Written task
It is required that the lines from the top of the listing through the line with "import plotly.graph_objects as go" be reproduced exactly, excluding pictures.

******************************

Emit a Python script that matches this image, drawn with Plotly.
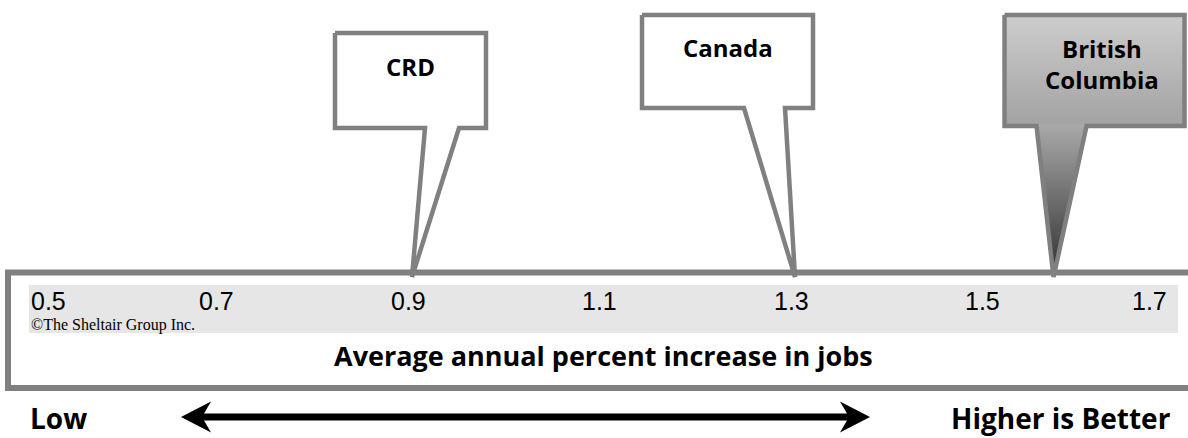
import plotly.graph_objects as go

# ---------------- data ----------------
regions = ["CRD", "Canada", "British Columbia"]
values = [0.90, 1.30, 1.57]          # average annual % increase in jobs
tick_values = [0.5, 0.7, 0.9, 1.1, 1.3, 1.5, 1.7]
tick_labels = ["0.5", "0.7", "0.9", "1.1", "1.3", "1.5", "1.7"]
axis_title = "Average annual percent increase in jobs"
left_label = "Low"
right_label = "Higher is Better"
credit = "\u00a9The Sheltair Group Inc."

# ---------------- layout constants ----------------
W, H = 1188, 438
AX_LEFT_PX, AX_RIGHT_PX = 29, 1178          # pixels of the axis ends (0.5 and 1.7)
PX = (AX_RIGHT_PX - AX_LEFT_PX) / (tick_values[-1] - tick_values[0])
x_lo = tick_values[0] - AX_LEFT_PX / PX
x_hi = tick_values[-1] + (W - AX_RIGHT_PX) / PX

GRAY = "#808080"
BOLD = "Open Sans, sans-serif"

# callout geometry: offsets in pixels relative to the pointed value
callouts = {
    "CRD": dict(left=-77, right=74, top=33, bottom=128, tl=13, tr=47,
                text=["CRD"], tx=-2, ty=[66], filled=False),
    "Canada": dict(left=-153, right=18, top=15, bottom=108, tl=-51, tr=-10,
                   text=["Canada"], tx=-67, ty=[47], filled=False),
    "British Columbia": dict(left=-49, right=131, top=15, bottom=126, tl=-17, tr=33,
                             text=["British", "Columbia"], tx=48, ty=[48, 79], filled=True),
}
TIP_Y = 277

fig = go.Figure()

def dx(v, off):
    return v + off / PX

annotations = []
for name, v in zip(regions, values):
    c = callouts[name]
    xs = [dx(v, c["left"]), dx(v, c["right"]), dx(v, c["right"]), dx(v, c["tr"]), v,
          dx(v, c["tl"]), dx(v, c["left"]), dx(v, c["left"])]
    ys = [c["top"], c["top"], c["bottom"], c["bottom"], TIP_Y, c["bottom"], c["bottom"], c["top"]]
    if c["filled"]:
        # box body with vertical gradient
        fig.add_trace(go.Scatter(
            x=[dx(v, c["left"]), dx(v, c["right"]), dx(v, c["right"]), dx(v, c["left"]), dx(v, c["left"])],
            y=[c["top"], c["top"], c["bottom"], c["bottom"], c["top"]],
            mode="lines", line=dict(width=0), fill="toself",
            fillgradient=dict(type="vertical", start=c["top"], stop=c["bottom"],
                              colorscale=[[0, "#cdcdcd"], [1, "#a2a2a2"]]),
            hoverinfo="skip", showlegend=False))
        # pointer with darker gradient
        fig.add_trace(go.Scatter(
            x=[dx(v, c["tl"]), dx(v, c["tr"]), v, dx(v, c["tl"])],
            y=[c["bottom"] - 2, c["bottom"] - 2, TIP_Y, c["bottom"] - 2],
            mode="lines", line=dict(width=0), fill="toself",
            fillgradient=dict(type="vertical", start=c["bottom"], stop=TIP_Y - 15,
                              colorscale=[[0, "#a8a8a8"], [1, "#3c3c3c"]]),
            hoverinfo="skip", showlegend=False))
        fig.add_trace(go.Scatter(x=xs, y=ys, mode="lines",
                                 line=dict(color=GRAY, width=4.5),
                                 hoverinfo="skip", showlegend=False))
    else:
        fig.add_trace(go.Scatter(x=xs, y=ys, mode="lines", fill="toself",
                                 fillcolor="white",
                                 line=dict(color=GRAY, width=4.5),
                                 hoverinfo="skip", showlegend=False))
    for line_text, ty in zip(c["text"], c["ty"]):
        annotations.append(dict(x=dx(v, c["tx"]), y=ty, xref="x", yref="y",
                                text="<b>%s</b>" % line_text, showarrow=False,
                                font=dict(family=BOLD, size=24, color="black"),
                                xanchor="center", yanchor="middle"))

# dummy trace so the pixel x-axis exists
fig.add_trace(go.Scatter(x=[0, W], y=[0, H], xaxis="x2", mode="markers",
                         marker=dict(opacity=0), hoverinfo="skip", showlegend=False))

shapes = []
# grey band spanning the value axis
shapes.append(dict(type="rect", xref="x", yref="y", x0=tick_values[0], x1=tick_values[-1],
                   y0=285, y1=333, fillcolor="#e6e6e6", line=dict(width=0), layer="below"))
# frame
shapes.append(dict(type="rect", xref="x2", yref="y", x0=8, x1=W + 20, y0=272.5, y1=388,
                   line=dict(color=GRAY, width=6), fillcolor="rgba(0,0,0,0)", layer="below"))
# double-headed arrow
shapes.append(dict(type="rect", xref="x2", yref="y", x0=200, x1=852, y0=413.5, y1=420.5,
                   fillcolor="black", line=dict(width=0)))
shapes.append(dict(type="path", xref="x2", yref="y",
                   path="M 181 417 L 211 401.5 L 202 417 L 211 432.5 Z",
                   fillcolor="black", line=dict(width=0)))
shapes.append(dict(type="path", xref="x2", yref="y",
                   path="M 870 417 L 840 401.5 L 849 417 L 840 432.5 Z",
                   fillcolor="black", line=dict(width=0)))

# tick labels
for i, (tv, tl) in enumerate(zip(tick_values, tick_labels)):
    if i == 0:
        anchor, shift = "left", 0
    elif i == len(tick_values) - 1:
        anchor, shift = "right", -9
    else:
        anchor, shift = "center", -4
    annotations.append(dict(x=tv, y=301, xref="x", yref="y", text=tl, showarrow=False,
                            xanchor=anchor, yanchor="middle", xshift=shift,
                            font=dict(family="Liberation Sans, Arial", size=25, color="black")))

annotations.append(dict(x=tick_values[0], y=325, xref="x", yref="y", text=credit,
                        showarrow=False, xanchor="left", yanchor="middle", xshift=0,
                        font=dict(family="Liberation Serif, Times New Roman", size=16,
                                  color="black")))
annotations.append(dict(x=(tick_values[0] + tick_values[-1]) / 2, y=355, xref="x", yref="y",
                        text="<b>%s</b>" % axis_title, showarrow=False,
                        xanchor="center", yanchor="middle",
                        font=dict(family=BOLD, size=27, color="black")))
annotations.append(dict(x=28, y=418, xref="x2", yref="y", text="<b>%s</b>" % left_label,
                        showarrow=False, xanchor="left", yanchor="middle",
                        font=dict(family=BOLD, size=28, color="black")))
annotations.append(dict(x=1173, y=418, xref="x2", yref="y", text="<b>%s</b>" % right_label,
                        showarrow=False, xanchor="right", yanchor="middle",
                        font=dict(family=BOLD, size=28, color="black")))

fig.update_layout(
    width=W, height=H, margin=dict(l=0, r=0, t=0, b=0),
    paper_bgcolor="white", plot_bgcolor="white",
    xaxis=dict(range=[x_lo, x_hi], visible=False, fixedrange=True),
    xaxis2=dict(range=[0, W], visible=False, overlaying="x", fixedrange=True),
    yaxis=dict(range=[H, 0], visible=False, fixedrange=True),
    shapes=shapes, annotations=annotations, showlegend=False,
)

fig.write_html("out.html")
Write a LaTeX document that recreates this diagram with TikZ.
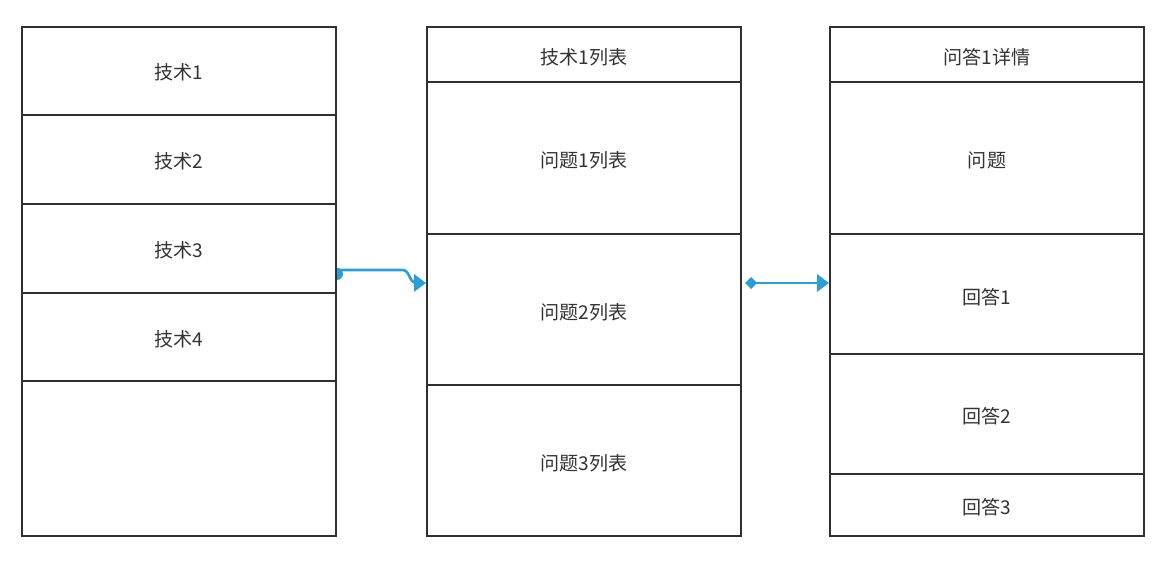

******************************

Answer
Emit a Python script that matches this image, drawn with Plotly.
import plotly.graph_objects as go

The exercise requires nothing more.